Recently, journalist Bari Weiss sat down for a live Q&A with Harvard Economics professor Roland Fryer at the fledgling University of Austin where she is a founding trustee. As they engaged in a discussion before prospective students, the award-winning academic addressed a 2016 controversy that involved his findings that determined no “racial bias in police shooting.”
Explaining that he himself “expected to see it,” Fryer’s analysis showed that while non-fatal physical force from police officers was twice as likely to be used against blacks and Hispanics, the same could not be said for shootings. His research found officers were 23.8% less likely to shoot at blacks and 8.5% less likely to shoot at Hispanics than white perpetrators.
“When I found this surprising result, I hired 8 fresh [resident advisor] and redid it to make sure they came up with the same exact answer and I thought it was robust,” he explained to Weiss. “And I went to go give it and, my God, all hell broke loose.”
“We didn’t find any racial bias in police shootings.”
Economist Roland Fryer tells @bariweiss at @uaustinorg about the 2016 paper on policing bias that led to his need for an “armed guard” for over a month and the academics who told him not to publish. https://t.co/dklaGtiMxT pic.twitter.com/95FbOe3jhJ
— The Free Press (@TheFP) February 15, 2024
“It was in this moment, 2016, that I realized people lose their minds if they don’t like the result,” detailed Fryer who said peers who liked the first half of his findings were encouraging him not to publish the second half.
“I had colleagues take me to the side and say, ‘Don’t publish this. You’ll ruin your career,'” the professor recounted as he detailed one critique calling his work “full of sh*t” only minutes after publishing to dense analysis comprising over 100 pages. He also recounted a 30 to 40-day period where he had to live with security. At that time, Fryer’s daughter was also only seven days old and he said, “I was going to the grocery store to get diapers with the armed guard. It was crazy. It was really, truly crazy.”
As it happened, the now-former president of Harvard Claudine Gay, who resigned in disgrace following plagiarism allegations and her caged response to Congress on condemning campus antisemitism, had asserted Fryer had “exhibited a pattern of behavior” that didn’t meet the expectations of the community when he faced a two-year suspension for alleged “unwelcome conduct of a sexual nature.”

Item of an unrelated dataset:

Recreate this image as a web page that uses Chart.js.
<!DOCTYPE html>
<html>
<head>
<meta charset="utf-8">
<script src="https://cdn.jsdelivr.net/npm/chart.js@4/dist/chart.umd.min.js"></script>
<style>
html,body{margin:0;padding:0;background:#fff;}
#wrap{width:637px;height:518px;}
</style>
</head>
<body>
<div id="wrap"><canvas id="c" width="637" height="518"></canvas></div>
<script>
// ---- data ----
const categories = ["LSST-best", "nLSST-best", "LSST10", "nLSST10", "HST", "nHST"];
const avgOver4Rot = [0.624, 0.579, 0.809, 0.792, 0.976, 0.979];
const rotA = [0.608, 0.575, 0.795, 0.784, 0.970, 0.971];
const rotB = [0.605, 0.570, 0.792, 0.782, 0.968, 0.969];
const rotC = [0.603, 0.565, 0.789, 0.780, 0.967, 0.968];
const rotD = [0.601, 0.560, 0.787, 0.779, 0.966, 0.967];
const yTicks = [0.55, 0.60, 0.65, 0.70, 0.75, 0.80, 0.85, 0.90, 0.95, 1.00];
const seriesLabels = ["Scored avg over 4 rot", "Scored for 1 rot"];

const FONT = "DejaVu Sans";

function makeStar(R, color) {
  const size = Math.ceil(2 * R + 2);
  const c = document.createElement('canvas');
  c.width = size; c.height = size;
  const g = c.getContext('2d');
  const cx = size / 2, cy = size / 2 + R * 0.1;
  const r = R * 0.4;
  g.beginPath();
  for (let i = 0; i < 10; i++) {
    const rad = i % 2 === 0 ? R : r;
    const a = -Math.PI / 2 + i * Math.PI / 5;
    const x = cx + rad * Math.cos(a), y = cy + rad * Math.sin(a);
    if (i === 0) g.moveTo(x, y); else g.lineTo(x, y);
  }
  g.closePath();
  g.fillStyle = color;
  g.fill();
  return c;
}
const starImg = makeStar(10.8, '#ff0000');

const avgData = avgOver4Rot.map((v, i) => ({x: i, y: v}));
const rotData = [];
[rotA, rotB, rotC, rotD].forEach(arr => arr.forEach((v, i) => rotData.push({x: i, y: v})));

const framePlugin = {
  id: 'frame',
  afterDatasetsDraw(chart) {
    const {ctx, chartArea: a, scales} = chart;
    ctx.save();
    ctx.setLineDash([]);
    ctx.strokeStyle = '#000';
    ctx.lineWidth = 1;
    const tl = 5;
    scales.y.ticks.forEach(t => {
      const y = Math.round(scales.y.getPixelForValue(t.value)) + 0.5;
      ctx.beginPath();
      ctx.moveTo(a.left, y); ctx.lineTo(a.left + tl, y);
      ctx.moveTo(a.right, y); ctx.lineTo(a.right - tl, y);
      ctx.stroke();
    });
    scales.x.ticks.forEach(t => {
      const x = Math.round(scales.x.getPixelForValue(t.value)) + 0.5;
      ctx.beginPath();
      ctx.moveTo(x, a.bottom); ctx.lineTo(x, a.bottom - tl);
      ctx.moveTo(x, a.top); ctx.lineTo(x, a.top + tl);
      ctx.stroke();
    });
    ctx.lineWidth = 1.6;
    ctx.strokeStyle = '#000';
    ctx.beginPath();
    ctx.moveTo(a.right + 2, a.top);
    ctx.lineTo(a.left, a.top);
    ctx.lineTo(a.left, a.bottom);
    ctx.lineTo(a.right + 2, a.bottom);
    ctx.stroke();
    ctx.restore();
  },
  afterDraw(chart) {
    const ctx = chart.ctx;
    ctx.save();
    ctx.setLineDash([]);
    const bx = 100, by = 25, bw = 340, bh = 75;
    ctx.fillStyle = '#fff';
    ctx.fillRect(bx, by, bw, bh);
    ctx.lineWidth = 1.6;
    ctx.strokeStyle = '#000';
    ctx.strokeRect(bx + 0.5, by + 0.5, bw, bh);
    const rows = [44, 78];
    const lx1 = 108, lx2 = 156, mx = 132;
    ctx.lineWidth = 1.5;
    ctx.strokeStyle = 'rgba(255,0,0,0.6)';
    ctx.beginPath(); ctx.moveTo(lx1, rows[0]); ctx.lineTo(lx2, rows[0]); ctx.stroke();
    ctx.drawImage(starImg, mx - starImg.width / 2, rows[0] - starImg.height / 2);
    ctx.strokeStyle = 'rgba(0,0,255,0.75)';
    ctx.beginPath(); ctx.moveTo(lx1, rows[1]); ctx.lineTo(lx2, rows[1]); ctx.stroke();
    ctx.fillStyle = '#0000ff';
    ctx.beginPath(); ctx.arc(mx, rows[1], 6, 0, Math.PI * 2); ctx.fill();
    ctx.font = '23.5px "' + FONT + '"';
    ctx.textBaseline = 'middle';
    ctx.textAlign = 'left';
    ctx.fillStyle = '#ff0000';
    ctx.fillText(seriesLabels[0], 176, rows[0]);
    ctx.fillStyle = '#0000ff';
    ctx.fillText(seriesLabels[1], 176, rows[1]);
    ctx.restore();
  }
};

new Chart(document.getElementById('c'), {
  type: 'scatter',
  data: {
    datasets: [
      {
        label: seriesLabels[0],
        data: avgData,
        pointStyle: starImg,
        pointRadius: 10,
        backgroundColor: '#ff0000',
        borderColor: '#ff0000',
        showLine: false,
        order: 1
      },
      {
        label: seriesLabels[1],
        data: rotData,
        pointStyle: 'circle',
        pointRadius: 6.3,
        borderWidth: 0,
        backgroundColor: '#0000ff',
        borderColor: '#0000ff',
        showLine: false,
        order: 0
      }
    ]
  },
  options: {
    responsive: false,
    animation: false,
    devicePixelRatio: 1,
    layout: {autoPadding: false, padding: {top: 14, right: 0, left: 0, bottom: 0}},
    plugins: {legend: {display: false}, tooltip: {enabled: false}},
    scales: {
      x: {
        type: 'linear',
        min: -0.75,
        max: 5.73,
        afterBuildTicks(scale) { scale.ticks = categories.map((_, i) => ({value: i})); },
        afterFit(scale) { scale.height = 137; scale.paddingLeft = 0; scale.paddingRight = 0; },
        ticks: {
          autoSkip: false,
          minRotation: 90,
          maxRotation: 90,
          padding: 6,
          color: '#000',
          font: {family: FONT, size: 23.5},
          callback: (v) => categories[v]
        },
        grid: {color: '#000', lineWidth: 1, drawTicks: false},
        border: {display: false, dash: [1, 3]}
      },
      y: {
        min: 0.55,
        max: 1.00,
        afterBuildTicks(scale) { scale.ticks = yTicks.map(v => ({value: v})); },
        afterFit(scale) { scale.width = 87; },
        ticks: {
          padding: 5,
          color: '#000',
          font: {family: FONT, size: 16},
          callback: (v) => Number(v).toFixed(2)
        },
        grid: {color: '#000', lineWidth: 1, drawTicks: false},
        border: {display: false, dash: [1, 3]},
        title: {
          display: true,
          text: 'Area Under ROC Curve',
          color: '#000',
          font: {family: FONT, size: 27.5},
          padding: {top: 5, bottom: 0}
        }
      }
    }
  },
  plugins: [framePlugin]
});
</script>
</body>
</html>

“The totality of these behaviors,” Gay had said regarding his analysis as well, “is a clear violation of institutional norms and a betrayal of the trust.”

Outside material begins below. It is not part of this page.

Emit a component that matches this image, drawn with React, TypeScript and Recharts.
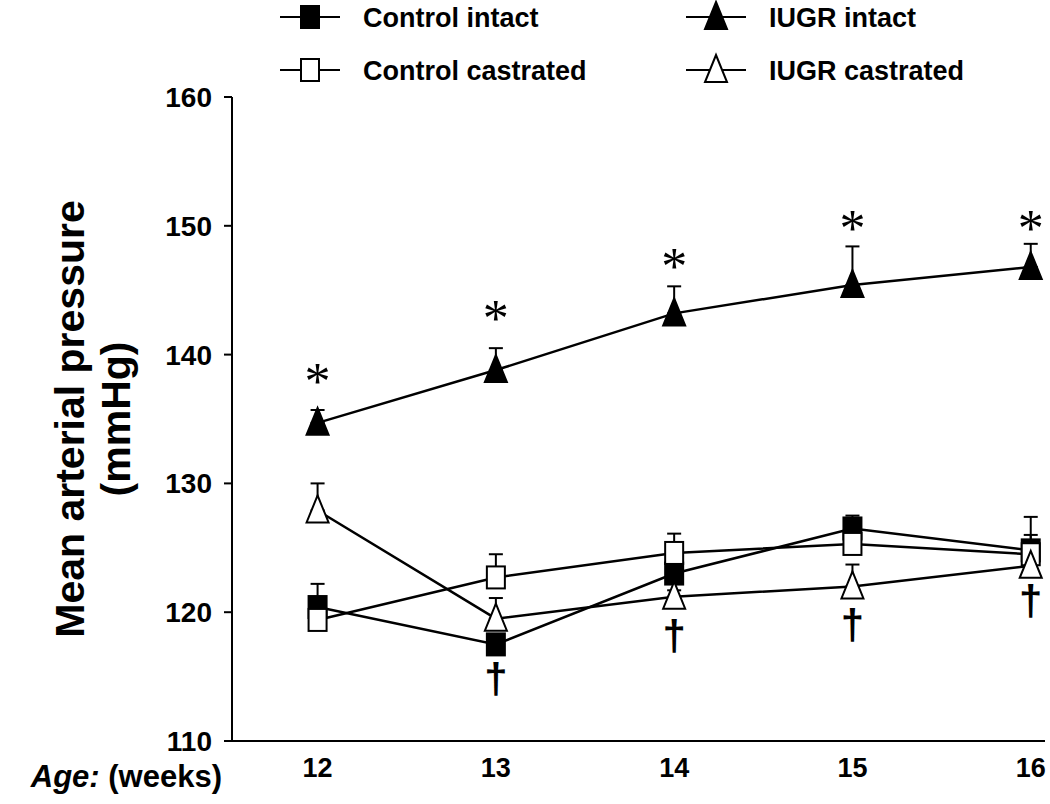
import React from "react";
import { ComposedChart, Line, XAxis, YAxis, ErrorBar, ReferenceDot } from "recharts";

const weeks = [12, 13, 14, 15, 16];

const controlIntact = [120.4, 117.5, 123.0, 126.5, 124.8];
const controlIntactErr = [1.8, 0, 0, 1.0, 2.6];
const controlCastrated = [119.4, 122.7, 124.6, 125.3, 124.5];
const controlCastratedErr = [0.5, 1.8, 1.5, 0.5, 1.5];
const iugrIntact = [134.7, 138.8, 143.2, 145.4, 146.8];
const iugrIntactErr = [1.0, 1.7, 2.1, 3.0, 1.8];
const iugrCastrated = [127.9, 119.5, 121.2, 122.0, 123.6];
const iugrCastratedErr = [2.1, 1.6, 0.5, 1.7, 0.5];

// significance marks (data units)
const asteriskAt = [138.5, 143.4, 147.4, 150.4, 150.4];
const daggerAt = [null, 114.7, 118.1, 118.9, 120.8];

const yTicks = [110, 120, 130, 140, 150, 160];

const seriesNames = ["Control intact", "IUGR intact", "Control castrated", "IUGR castrated"];
const seriesShapes = ["squareFilled", "triangleFilled", "squareOpen", "triangleOpen"];

const FONT = "'Liberation Sans', Arial, sans-serif";

const data = weeks.map((w, i) => ({
  week: w,
  controlIntact: controlIntact[i],
  controlIntactErr: [0, controlIntactErr[i]],
  controlCastrated: controlCastrated[i],
  controlCastratedErr: [0, controlCastratedErr[i]],
  iugrIntact: iugrIntact[i],
  iugrIntactErr: [0, iugrIntactErr[i]],
  iugrCastrated: iugrCastrated[i],
  iugrCastratedErr: [0, iugrCastratedErr[i]],
}));

function Marker({ cx, cy, kind }: { cx: number; cy: number; kind: string }) {
  const fill = kind.endsWith("Filled") ? "#000" : "#fff";
  if (kind.startsWith("square")) {
    return <rect x={cx - 9} y={cy - 11} width={18} height={22} fill={fill} stroke="#000" strokeWidth={2} />;
  }
  return (
    <polygon
      points={`${cx},${cy - 15} ${cx + 11},${cy + 12} ${cx - 11},${cy + 12}`}
      fill={fill}
      stroke="#000"
      strokeWidth={2}
    />
  );
}

const dotFor = (kind: string) => (p: any) =>
  p.cx == null ? <g key={p.index} /> : <Marker key={p.index} cx={p.cx} cy={p.cy} kind={kind} />;

function YTick({ x, y, payload }: any) {
  return (
    <text x={x - 10} y={y} dy={10} textAnchor="end" fontFamily={FONT} fontWeight="bold" fontSize={28} fill="#000">
      {payload.value}
    </text>
  );
}

function XTick({ x, y, payload }: any) {
  return (
    <text x={x} y={y + 28} textAnchor="middle" fontFamily={FONT} fontWeight="bold" fontSize={27} fill="#000">
      {payload.value}
    </text>
  );
}

function XLabel({ viewBox }: any) {
  return (
    <text x={viewBox.x - 10} y={viewBox.y + 46} textAnchor="end" fontFamily={FONT} fontWeight="bold" fontSize={31} fill="#000">
      <tspan fontStyle="italic">Age:</tspan>
      <tspan> (weeks)</tspan>
    </text>
  );
}

function YLabel({ viewBox }: any) {
  const cy = viewBox.y + viewBox.height / 2;
  return (
    <g fontFamily={FONT} fontWeight="bold" fontSize={41} fill="#000">
      <text x={84} y={cy} textAnchor="middle" transform={`rotate(-90 84 ${cy})`}>
        Mean arterial pressure
      </text>
      <text x={130} y={cy} textAnchor="middle" transform={`rotate(-90 130 ${cy})`}>
        (mmHg)
      </text>
    </g>
  );
}

function Asterisk({ cx, cy }: any) {
  return (
    <text x={cx} y={cy + 25} textAnchor="middle" fontFamily="'Liberation Serif', serif" fontSize={52} fill="#000">
      *
    </text>
  );
}

function Dagger({ cx, cy }: any) {
  return (
    <text x={cx} y={cy + 13} textAnchor="middle" fontFamily={FONT} fontWeight="bold" fontSize={42} fill="#000">
      †
    </text>
  );
}

function LegendBlock() {
  const cols = [310, 716];
  const rows = [17, 70];
  return (
    <svg width={1050} height={100} style={{ position: "absolute", left: 0, top: 0 }}>
      {seriesNames.map((name, i) => {
        const cx = cols[i % 2];
        const cy = rows[Math.floor(i / 2)];
        return (
          <g key={name}>
            <line x1={cx - 30} x2={cx + 30} y1={cy} y2={cy} stroke="#000" strokeWidth={2} />
            <Marker cx={cx} cy={cy} kind={seriesShapes[i]} />
            <text x={cx + 53} y={cy + 10} fontFamily={FONT} fontWeight="bold" fontSize={27} fill="#000">
              {name}
            </text>
          </g>
        );
      })}
    </svg>
  );
}

export default function App() {
  return (
    <div style={{ position: "absolute", left: 0, top: 0, width: 1050, height: 804, background: "#fff" }}>
      <ComposedChart width={1050} height={804} data={data} margin={{ top: 97, right: 5, bottom: 0, left: 0 }}>
        <XAxis
          dataKey="week"
          type="number"
          domain={[11.52, 16.08]}
          ticks={weeks}
          tickLine={false}
          axisLine={{ stroke: "#000", strokeWidth: 2 }}
          tick={<XTick />}
          height={63}
          label={{ content: <XLabel /> }}
        />
        <YAxis
          type="number"
          domain={[110, 160]}
          ticks={yTicks}
          allowDataOverflow
          width={232}
          tickSize={8}
          tickLine={{ stroke: "#000", strokeWidth: 2 }}
          axisLine={{ stroke: "#000", strokeWidth: 2 }}
          tick={<YTick />}
          label={{ content: <YLabel /> }}
        />
        <Line dataKey="controlIntact" stroke="#000" strokeWidth={2.5} dot={dotFor("squareFilled")} isAnimationActive={false}>
          <ErrorBar dataKey="controlIntactErr" direction="y" width={7} stroke="#000" strokeWidth={2} />
        </Line>
        <Line dataKey="controlCastrated" stroke="#000" strokeWidth={2.5} dot={dotFor("squareOpen")} isAnimationActive={false}>
          <ErrorBar dataKey="controlCastratedErr" direction="y" width={7} stroke="#000" strokeWidth={2} />
        </Line>
        <Line dataKey="iugrCastrated" stroke="#000" strokeWidth={2.5} dot={dotFor("triangleOpen")} isAnimationActive={false}>
          <ErrorBar dataKey="iugrCastratedErr" direction="y" width={7} stroke="#000" strokeWidth={2} />
        </Line>
        <Line dataKey="iugrIntact" stroke="#000" strokeWidth={2.5} dot={dotFor("triangleFilled")} isAnimationActive={false}>
          <ErrorBar dataKey="iugrIntactErr" direction="y" width={7} stroke="#000" strokeWidth={2} />
        </Line>
        {weeks.map((w, i) => (
          <ReferenceDot key={`a${w}`} x={w} y={asteriskAt[i]} r={0} shape={<Asterisk />} />
        ))}
        {weeks.map((w, i) =>
          daggerAt[i] == null ? null : <ReferenceDot key={`d${w}`} x={w} y={daggerAt[i] as number} r={0} shape={<Dagger />} />
        )}
      </ComposedChart>
      <LegendBlock />
    </div>
  );
}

When asked by Weiss about karma following the president’s resignation, Fryer had remarked, “I hear it’s a motherf*cker.”
Additionally, he was asked about the disparity between himself and his colleagues who had discouraged him from publishing his findings on police shootings. In response, the professor expressed, “I don’t covet what they covet. And I tell my undergraduates every year in the final lecture of my undergraduate class, each one of them, the key to Harvard is get a great education without letting this place change you.”